Affichant sa volonté de s'attaquer au déficit commercial des États-Unis, Donald Trump a demandé vendredi à son administration de recenser les pays qui «trichent» avec les règles en place mais aussi de proposer toutes les évolutions nécessaires pour «protéger» l'industrie américaine.

«Nous allons défendre notre industrie et créer, enfin, des conditions équitables pour les travailleurs américains», a-t-il déclaré depuis le Bureau ovale en présentant deux décrets visant à désigner les causes et les responsables du déficit américain.

«Année après année, décennie après décennie, déficit commercial après déficit commercial (...) des milliers d'usines ont été volées de notre pays», a-t-il ajouté.

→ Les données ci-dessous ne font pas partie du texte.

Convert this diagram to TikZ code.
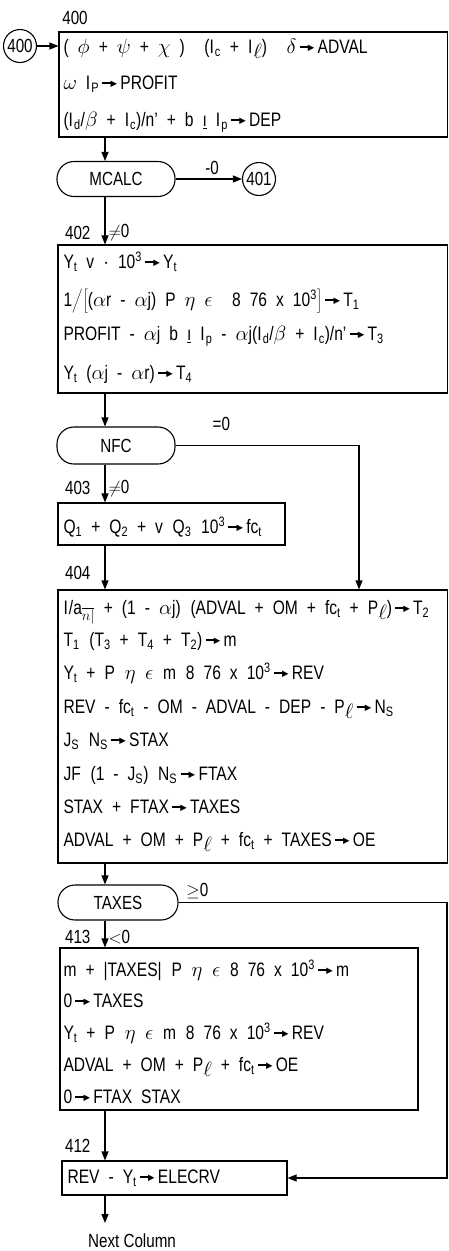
\documentclass[tikz,border=0pt]{standalone}
\usepackage{fontspec}
\setmainfont{Liberation Sans}[FakeStretch=0.8]
\newfontfamily\symf{DejaVu Sans}
\usepackage{tikz}
\usetikzlibrary{arrows.meta}

\newcommand{\lo}[1]{\textsubscript{#1}}
\newcommand{\hi}[1]{\textsuperscript{#1}}
\newcommand{\ellsub}{\raisebox{-0.25em}{$\ell$}}
\newcommand{\gives}{\,\rule[0.3em]{0.5em}{0.08em}\kern-0.08em\raisebox{2.8pt}{\symf\fontsize{8.5}{8.5}\selectfont ▶}\,}
\newcommand{\Iv}{$\mathrm{I}$}

\tikzset{
  chart/.style={x=1pt, y=-1pt, line width=1.1pt, font=\fontsize{19}{22}\selectfont},
  calcbox/.style={draw, rectangle, inner sep=0pt},
  testbox/.style={draw, rectangle, rounded corners=17pt, inner sep=0pt,
    minimum width=118pt, minimum height=35pt},
  connector/.style={draw, circle, inner sep=1pt, minimum size=33pt},
  eqline/.style={anchor=west, inner sep=0pt, text height=13.5pt, text depth=0pt,
    font={\fontsize{19.5}{22}\selectfont\spaceskip=9pt plus 2pt\relax}},
  tag/.style={inner sep=0pt},
  flow/.style={-{Triangle[length=9pt,width=7pt]}},
}

\begin{document}
\begin{tikzpicture}[chart]
\useasboundingbox (0,0) rectangle (449,1251);

\def\tx{63} % left edge of the formulas
\coordinate (spine) at (105,0);
\coordinate (bypass) at (359,0);
\coordinate (rail) at (447,0);

% block 400
\node[connector] (c400) at (20,46) {400};
\node[tag] (l400) at (75,18) {400};
\node[calcbox, minimum width=388.5pt, minimum height=105pt] (b400) at (253.25,84.5) {};
\node[eqline] (a1) at (\tx,47) {( $\phi$ + $\psi$ + $\chi$ )\quad (\Iv\lo{c} + \Iv\ellsub)\quad $\delta$\gives ADVAL};
\node[eqline] (a2) at (\tx,83) {$\omega$ \Iv\lo{P}\gives PROFIT};
\node[eqline] (a3) at (\tx,120) {(\Iv\lo{d}/$\beta$ + \Iv\lo{c})/n' + b \underline{\i} \Iv\lo{p}\gives DEP};
\draw[flow] (c400) -- (c400 -| b400.west);

% test MCALC
\node[testbox] (mcalc) at (116,179) {MCALC};
\node[connector] (c401) at (259,179) {401};
\draw[flow] (b400.south -| spine) -- (mcalc.north -| spine);
\draw[flow] (mcalc) -- node[tag, pos=0.55, above=4pt] (e401) {-0} (c401);

% block 402
\node[calcbox, minimum width=389.5pt, minimum height=148pt] (b402) at (252.75,319) {};
\node[eqline] (b1) at (\tx,262) {Y\lo{t} v $\cdot$ 10\hi{3}\gives Y\lo{t}};
\node[eqline] (b2) at (\tx,300) {1$\Bigg/\Bigg[$($\alpha$r - $\alpha$j) P $\eta$ $\epsilon$\quad 8 76 x 10\hi{3}$\Bigg]$\gives T\lo{1}};
\node[eqline] (b3) at (\tx,334) {PROFIT - $\alpha$j b \underline{\i} \Iv\lo{p} - $\alpha$j(\Iv\lo{d}/$\beta$ + \Iv\lo{c})/n'\gives T\lo{3}};
\node[eqline] (b4) at (\tx,373) {Y\lo{t} ($\alpha$j - $\alpha$r)\gives T\lo{4}};
\draw[flow] (mcalc.south -| spine) -- node[tag, pos=0.75, left=14pt] (l402) {402}
  node[tag, pos=0.75, right=3pt] (n402) {$\neq$0} (b402.north -| spine);

% test NFC
\node[testbox, minimum height=37pt] (nfc) at (116,445.5) {NFC};
\draw[flow] (b402.south -| spine) -- (nfc.north -| spine);

% block 403
\node[calcbox, minimum width=227pt, minimum height=42pt] (b403) at (171.5,524) {};
\node[eqline] (c1) at (\tx,527) {Q\lo{1} + Q\lo{2} + v\enspace Q\lo{3}\enspace 10\hi{3}\gives fc\lo{t}};
\draw[flow] (nfc.south -| spine) -- node[tag, pos=0.62, left=14pt] (l403) {403}
  node[tag, pos=0.62, right=3pt] (n403) {$\neq$0} (b403.north -| spine);

% block 404
\node[calcbox, minimum width=389.5pt, minimum height=273pt] (b404) at (252.75,726.5) {};
\node[eqline] (d1) at (\tx,608) {\Iv/a\lo{$\overline{n|}$} + (1 - $\alpha$j)\enspace (ADVAL + OM + fc\lo{t} + P\ellsub)\gives T\lo{2}};
\node[eqline] (d2) at (\tx,640) {T\lo{1}\enspace (T\lo{3} + T\lo{4} + T\lo{2})\gives m};
\node[eqline] (d3) at (\tx,673) {Y\lo{t} + P\enspace $\eta$\enspace $\epsilon$\enspace m\enspace 8 76 x 10\hi{3}\gives REV};
\node[eqline] (d4) at (\tx,707) {REV - fc\lo{t} - OM - ADVAL - DEP - P\ellsub\gives N\lo{S}};
\node[eqline] (d5) at (\tx,740) {J\lo{S}\enspace N\lo{S}\gives STAX};
\node[eqline] (d6) at (\tx,774) {JF\enspace (1 - J\lo{S})\enspace N\lo{S}\gives FTAX};
\node[eqline] (d7) at (\tx,807) {STAX + FTAX\gives TAXES};
\node[eqline] (d8) at (\tx,840) {ADVAL + OM + P\ellsub{} + fc\lo{t} + TAXES\gives OE};
\draw[flow] (b403.south -| spine) -- node[tag, pos=0.62, left=14pt] (l404) {404} (b404.north -| spine);
\draw[flow] (nfc.east) -- node[tag, pos=0.25, above=14pt] (e403) {=0} (nfc.east -| bypass)
  -- (b404.north -| bypass);

% test TAXES
\node[testbox, minimum width=120pt] (taxes) at (118,902.5) {TAXES};
\draw[flow] (b404.south -| spine) -- (taxes.north -| spine);

% block 413
\node[calcbox, minimum width=358pt, minimum height=162pt] (b413) at (239,1029) {};
\node[eqline] (e1) at (\tx,970) {m + |TAXES|\enspace P\enspace $\eta$\enspace $\epsilon$\enspace 8 76 x 10\hi{3}\gives m};
\node[eqline] (e2) at (\tx,1001) {0\gives TAXES};
\node[eqline] (e3) at (\tx,1033) {Y\lo{t} + P\enspace $\eta$\enspace $\epsilon$\enspace m\enspace 8 76 x 10\hi{3}\gives REV};
\node[eqline] (e4) at (\tx,1065) {ADVAL + OM + P\ellsub{} + fc\lo{t}\gives OE};
\node[eqline] (e5) at (\tx,1097) {0\gives FTAX STAX};
\draw[flow] (taxes.south -| spine) -- node[tag, pos=0.6, left=14pt] (l413) {413}
  node[tag, pos=0.6, right=3pt] (n413) {$<$0} (b413.north -| spine);

% block 412
\node[calcbox, minimum width=225pt, minimum height=34pt] (b412) at (174.5,1178) {};
\node[eqline] (f1) at (67,1177) {REV - Y\lo{t}\gives ELECRV};
\draw[flow] (b413.south -| spine) -- node[tag, pos=0.7, left=14pt] (l412) {412} (b412.north -| spine);
\draw[flow] (taxes.east) -- node[tag, pos=0.07, above=3pt] (e412) {$\geq$0} (taxes.east -| rail)
  -- (b412.east -| rail) -- (b412.east);

% exit
\coordinate (nextcol) at (105,1223);
\draw[flow] (b412.south -| spine) -- (nextcol);
\node[tag] (next) at (132,1241) {Next Column};

\end{tikzpicture}
\end{document}
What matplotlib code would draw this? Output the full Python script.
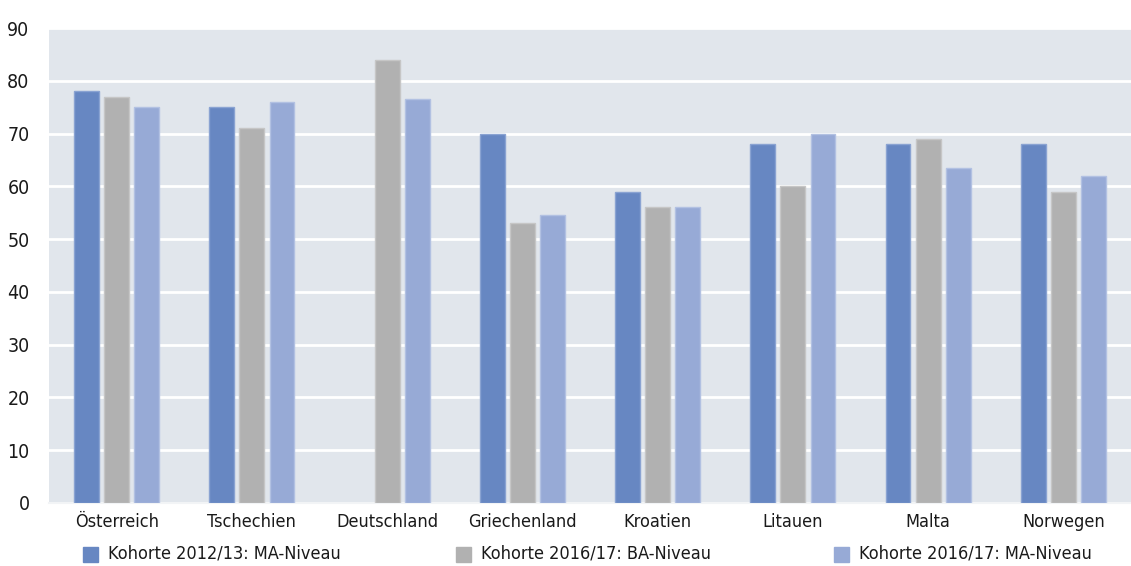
import numpy as np
import matplotlib.pyplot as plt
from matplotlib.patches import Rectangle

countries = ['Österreich', 'Tschechien', 'Deutschland', 'Griechenland',
             'Kroatien', 'Litauen', 'Malta', 'Norwegen']
series_names = ['Kohorte 2012/13: MA-Niveau',
                'Kohorte 2016/17: BA-Niveau',
                'Kohorte 2016/17: MA-Niveau']
ma_2012 = [78, 75, np.nan, 70, 59, 68, 68, 68]
ba_2016 = [77, 71, 84, 53, 56, 60, 69, 59]
ma_2016 = [75, 76, 76.5, 54.5, 56, 70, 63.5, 62]
yticks = [0, 10, 20, 30, 40, 50, 60, 70, 80, 90]

colors = ['#6787c2', '#b1b1b1', '#97aad6']
edges = ['#8aa3d2', '#c6c6c6', '#b2c1e2']
legend_x = [83, 456, 834]  # left edge of legend squares, pixels

plt.rcParams['font.family'] = ['DejaVu Sans']
plt.rcParams['font.stretch'] = 'condensed'
fs = 13

W, H = 1131, 566
fig = plt.figure(figsize=(W / 100, H / 100), dpi=100)
ax = fig.add_axes([49 / W, 1 - 503 / H, 1082 / W, 475 / H])
ax.set_facecolor('#e1e6ec')

x = np.arange(len(countries))
width = 0.183
step = 0.222
for i, vals in enumerate([ma_2012, ba_2016, ma_2016]):
    ax.bar(x + (i - 1) * step, vals, width, color=colors[i],
           edgecolor=edges[i], linewidth=1, zorder=3)

ax.set_xlim(-0.5, len(countries) - 0.5)
ax.set_ylim(0, 90)
ax.set_yticks(yticks)
ax.set_xticks(x)
ax.set_xticklabels(countries, fontsize=fs, color='#1a1a1a')
ax.tick_params(axis='y', labelsize=14, colors='#1a1a1a', length=0, pad=14)
ax.tick_params(axis='x', length=0, pad=7)
ax.grid(axis='y', color='white', linewidth=2, zorder=1)
for s in ['top', 'right', 'left']:
    ax.spines[s].set_visible(False)
ax.spines['bottom'].set_color('#f2f4f6')
ax.spines['bottom'].set_linewidth(1.5)

# legend drawn by hand to match the reference spacing
for px, name, c in zip(legend_x, series_names, colors):
    fig.patches.append(Rectangle((px / W, 1 - 562 / H), 15 / W, 15 / H,
                                 transform=fig.transFigure, color=c))
    fig.text((px + 25) / W, 1 - 554 / H, name, fontsize=fs,
             color='#1a1a1a', va='center', ha='left')

plt.savefig('out.png', dpi=100)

Évoquant les exportateurs qui «trichent», il a affiché sa volonté de prendre les mesures nécessaires «pour mettre fin aux abus» sans donner de précisions sur les secteurs ou les pays qui pourraient être concernés.

L'administration Trump a opté pour un changement radical en matière commerciale, envisageant de dénoncer plusieurs accords de libre-échange, aussi bien régionaux comme l'ALENA que mondiaux, ou de réformer l'Organisation mondiale du commerce (OMC), la structure multilatérale chargée de libéraliser les échanges commerciaux.

«Nous allons corriger ces mauvais accords de libre-échange, il est temps», a déclaré M. Trump depuis le Bureau ovale.

Pour le secrétaire au Commerce Wilbur Ross, chargé de ce vaste réexamen, ces décrets marquent «le début d'un chapitre complètement nouveau dans les relations commerciales avec nos partenaires à travers le monde».

Selon ce dernier, l'objectif est d'aboutir, d'ici 90 jours, à une liste «pays par pays, produit par produit» qui devra identifier les cas de «triche», mais aussi d'accords de libre-échange qui n'ont pas tenu leurs promesses ou encore des règlements non respectés.

Toujours selon lui, les pays potentiellement visés sont la Chine, l'Allemagne, le Japon, le Mexique, l'Irlande, le Vietnam, l'Italie, la Corée du Sud, la Malaisie, l'Inde, la Thaïlande, la France, la Suisse, Taiwan, l'Indonésie, le Mexique ou encore le Canada.

Mais être désigné ne signifie pas nécessairement que des mesures de représailles seront prises. «Dans certains cas, cela sera simplement qu'ils sont meilleurs que nous pour produire tel ou tel produit ou qu'ils peuvent le produire moins cher», a-t-il expliqué.

Ces décrets ont été présentés à quelques jours de la première rencontre très attendue entre M. Trump et son homologue chinois Xi Jinping, en Floride.

D'un tweet jeudi soir, M. Trump a prévenu que la rencontre serait «très difficile». «Nous ne pouvons plus avoir d'énormes déficits commerciaux (...) et des pertes d'emplois», a-t-il mis en garde.

Trudeau tempère

Illustrant cette ligne américaine dure sur le commerce, la Maison-Blanche a donné l'exemple du secteur de la sidérurgie dans lequel, selon elle, des groupes européens ou asiatiques pratiquent du dumping, ce qui est nuisible pour l'industrie américaine.

L'administration Obama avait entamé une procédure pour instaurer des droits antidumping sur certaines importations d'acier en 2016.

L'Allemagne a très vivement réagi: «Je ne peux que prendre connaissance avec une grande incompréhension de la décision du ministère américain de l'économie d'une procédure antidumping contre Salzgitter et Dillinger Hütte», deux sidérurgistes allemands, a dit le ministre des Affaires étrangères Sigmar Gabriel, parlant d'une «étape dangereuse».

Le Premier ministre canadien Justin Trudeau a souligné vendredi «l'extrême importance» de travailler avec l'administration Trump sur le dossier commercial tout en évitant cependant de dramatiser les dernières annonces américaines.

«Nous allons travailler ensemble pour améliorer ce qui est notre objectif fondamental et commun», c'est-à-dire dégager de la croissance «pour la classe moyenne», a-t-il affirmé.

Le chef du gouvernement italien Paolo Gentiloni s'est aussi ému vendredi matin, déclarant qu'il fallait «réaffirmer notre confiance dans des économies et des sociétés ouvertes, sur laquelle nous avons bâti des décennies de prospérité».

Il faudra «prendre une position claire sur un sujet sur lequel il ne peut pas y avoir d'ambiguïté», lors d'une réunion du G7 fin mai en Italie, a déclaré M. Gentiloni.

Lors de la réunion des ministres des Finances du G20 mi-mars à Baden-Baden (Allemagne), les États-Unis ont ainsi imposé un virage historique à ce groupe des pays les plus puissants du monde en bloquant toute condamnation du protectionnisme dans le communiqué final.